Question

High-power experimental engines are being developed by the Stevens Motor Company for use in its new sports coupe. The engineers have calculated the maximum horsepower for the engine to be 580HP. Sixteen engines are randomly selected for horsepower testing. The sample has an average maximum HP of 610 with a standard deviation of 55HP. Assume the population is normally distributed. Step 2 of 2 : Use the confidence interval approach to determine whether the data suggest that the average maximum HP for the experimental engine is significantly different from the maximum horsepower calculated by the engineers.

Answer 1

The calculated value t = 2.18 > 1.753 at 5% level of significance.

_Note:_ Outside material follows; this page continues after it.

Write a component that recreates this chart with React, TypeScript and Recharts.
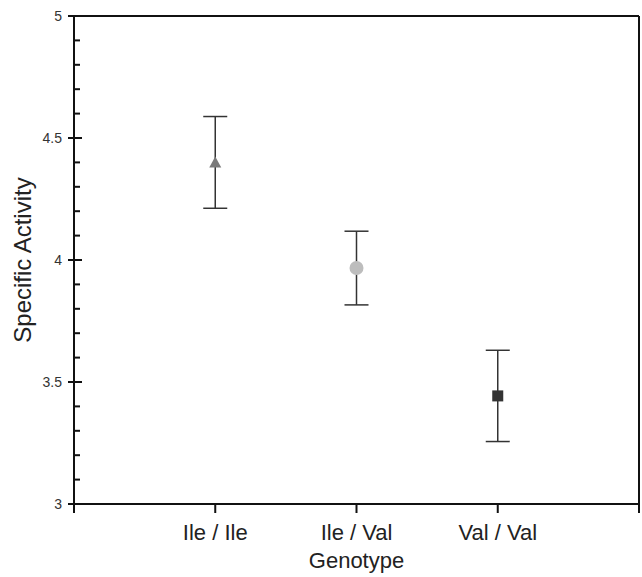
import { ScatterChart, Scatter, XAxis, YAxis, ErrorBar } from 'recharts';

const genotypes = ['Ile / Ile', 'Ile / Val', 'Val / Val'];
const positions = [1, 2, 3];
const means = [4.4, 3.967, 3.443];
const errors = [0.188, 0.151, 0.187];
const markerFills = ['#7a7a7a', '#bdbdbd', '#333333'];
const markerShapes = ['triangle', 'circle', 'square'];

const xTicks = [0, 1, 2, 3, 4];
const yTicks = [3, 3.1, 3.2, 3.3, 3.4, 3.5, 3.6, 3.7, 3.8, 3.9, 4, 4.1, 4.2, 4.3, 4.4, 4.5, 4.6, 4.7, 4.8, 4.9, 5];

const series = genotypes.map((name, i) => ({
	name,
	shape: markerShapes[i],
	fill: markerFills[i],
	data: [{ x: positions[i], y: means[i], err: errors[i] }],
}));

const FONT = '"Liberation Sans", Arial, sans-serif';
const AXIS = '#111';

const isMajor = (v: number) => Math.abs(v * 2 - Math.round(v * 2)) < 1e-6;

function LeftTick({ x, y, payload }: any) {
	const major = isMajor(payload.value);
	return (
		<g>
			<line
				x1={major ? x - 6 : x}
				x2={major ? x + 8 : x + 6}
				y1={y}
				y2={y}
				stroke={AXIS}
				strokeWidth={2}
			/>
			{major && (
				<text
					x={x - 12}
					y={y + 5}
					textAnchor="end"
					fontSize={14}
					fontFamily={FONT}
					fill="#333"
				>
					{String(payload.value)}
				</text>
			)}
		</g>
	);
}

function RightTick({ x, y, payload }: any) {
	const major = isMajor(payload.value);
	return (
		<line
			x1={x}
			x2={major ? x - 10 : x - 6}
			y1={y}
			y2={y}
			stroke={AXIS}
			strokeWidth={2}
		/>
	);
}

function BottomTick({ x, y, payload }: any) {
	const idx = positions.indexOf(payload.value);
	return (
		<g>
			<line x1={x} x2={x} y1={y} y2={y + 9} stroke={AXIS} strokeWidth={2} />
			{idx >= 0 && (
				<text
					x={x}
					y={y + 36}
					textAnchor="middle"
					fontSize={22}
					fontFamily={FONT}
					fill="#222"
				>
					{genotypes[idx]}
				</text>
			)}
		</g>
	);
}

function Marker({ cx, cy, kind, fill }: any) {
	if (kind === 'triangle') {
		return (
			<polygon
				points={`${cx},${cy - 6} ${cx - 6},${cy + 5} ${cx + 6},${cy + 5}`}
				fill={fill}
			/>
		);
	}
	if (kind === 'circle') {
		return <circle cx={cx} cy={cy} r={7} fill={fill} />;
	}
	return <rect x={cx - 5.5} y={cy - 5.5} width={11} height={11} fill={fill} />;
}

export default function App() {
	return (
		<div style={{ position: 'absolute', left: 0, top: 0, background: '#fff' }}>
			<ScatterChart
				width={642}
				height={577}
				margin={{ top: 0, right: 0, bottom: 0, left: 0 }}
			>
				<XAxis
					xAxisId="bottom"
					dataKey="x"
					type="number"
					domain={[0, 4]}
					ticks={xTicks}
					height={73}
					tickSize={0}
					tickMargin={0}
					tickLine={false}
					axisLine={{ stroke: AXIS, strokeWidth: 2 }}
					tick={<BottomTick />}
					interval={0}
					label={{
						value: 'Genotype',
						position: 'insideBottom',
						offset: 9,
						fontSize: 22,
						fontFamily: FONT,
						fill: '#222',
					}}
				/>
				<XAxis
					xAxisId="top"
					orientation="top"
					type="number"
					domain={[0, 4]}
					height={16}
					tick={false}
					tickLine={false}
					axisLine={{ stroke: AXIS, strokeWidth: 2 }}
				/>
				<YAxis
					yAxisId="left"
					dataKey="y"
					type="number"
					domain={[3, 5]}
					ticks={yTicks}
					width={74}
					tickSize={0}
					tickMargin={0}
					tickLine={false}
					axisLine={{ stroke: AXIS, strokeWidth: 2 }}
					tick={<LeftTick />}
					interval={0}
					label={{
						value: 'Specific Activity',
						angle: -90,
						position: 'insideLeft',
						offset: 22,
						style: { textAnchor: 'middle' },
						fontSize: 24,
						fontFamily: FONT,
						fill: '#222',
					}}
				/>
				<YAxis
					yAxisId="right"
					orientation="right"
					type="number"
					domain={[3, 5]}
					ticks={yTicks}
					width={3}
					tickSize={0}
					tickMargin={0}
					tickLine={false}
					axisLine={{ stroke: AXIS, strokeWidth: 2 }}
					tick={<RightTick />}
					interval={0}
				/>
				{series.map((s) => (
					<Scatter
						key={s.name}
						name={s.name}
						data={s.data}
						xAxisId="bottom"
						yAxisId="left"
						isAnimationActive={false}
						shape={(props: any) => (
							<Marker cx={props.cx} cy={props.cy} kind={s.shape} fill={s.fill} />
						)}
					>
						<ErrorBar
							dataKey="err"
							direction="y"
							width={12}
							stroke="#333"
							strokeWidth={1.5}
							isAnimationActive={false}
						/>
					</Scatter>
				))}
			</ScatterChart>
		</div>
	);
}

we accepted the Alternative hypothesis

Hence the data suggest that the average maximum HP for the experimental engine is significantly different from the maximum horsepower calculated by the engineers.

Explanation:

Step(i):-

Given sample size 'n' =16

Given data the engineers have calculated the maximum horsepower for the engine to be 580HP

Mean of the Population 'μ' = 580HP

Mean of the sample size 'x⁻' =610

The sample standard deviation 'S' = 55HP

Null hypothesis: H₀:There is no significant difference between the average maximum HP for the experimental engine and maximum horsepower calculated by the engineers.

That is H₀: x⁻ = μ

Alternative hypothesis: H₁: x⁻ ≠ μ

Step(ii):-

The test statistic

`t = (x^(-) -mean)/((S)/(√(n) ) )`

`t = (610 -580)/((55)/(√(16) ) )`

t = 2.18

The degrees of freedom ν=n-1 =16-1=15

The tabulated value

t₀.₉₅ = 1.753

The calculated value t= 2.18 > 1.753 at 95% of level of significance

The null hypothesis is rejected

we accepted the Alternative hypothesis

Conclusion:-

Hence the data suggest that the average maximum HP for the experimental engine is significantly different from the maximum horsepower calculated by the engineers.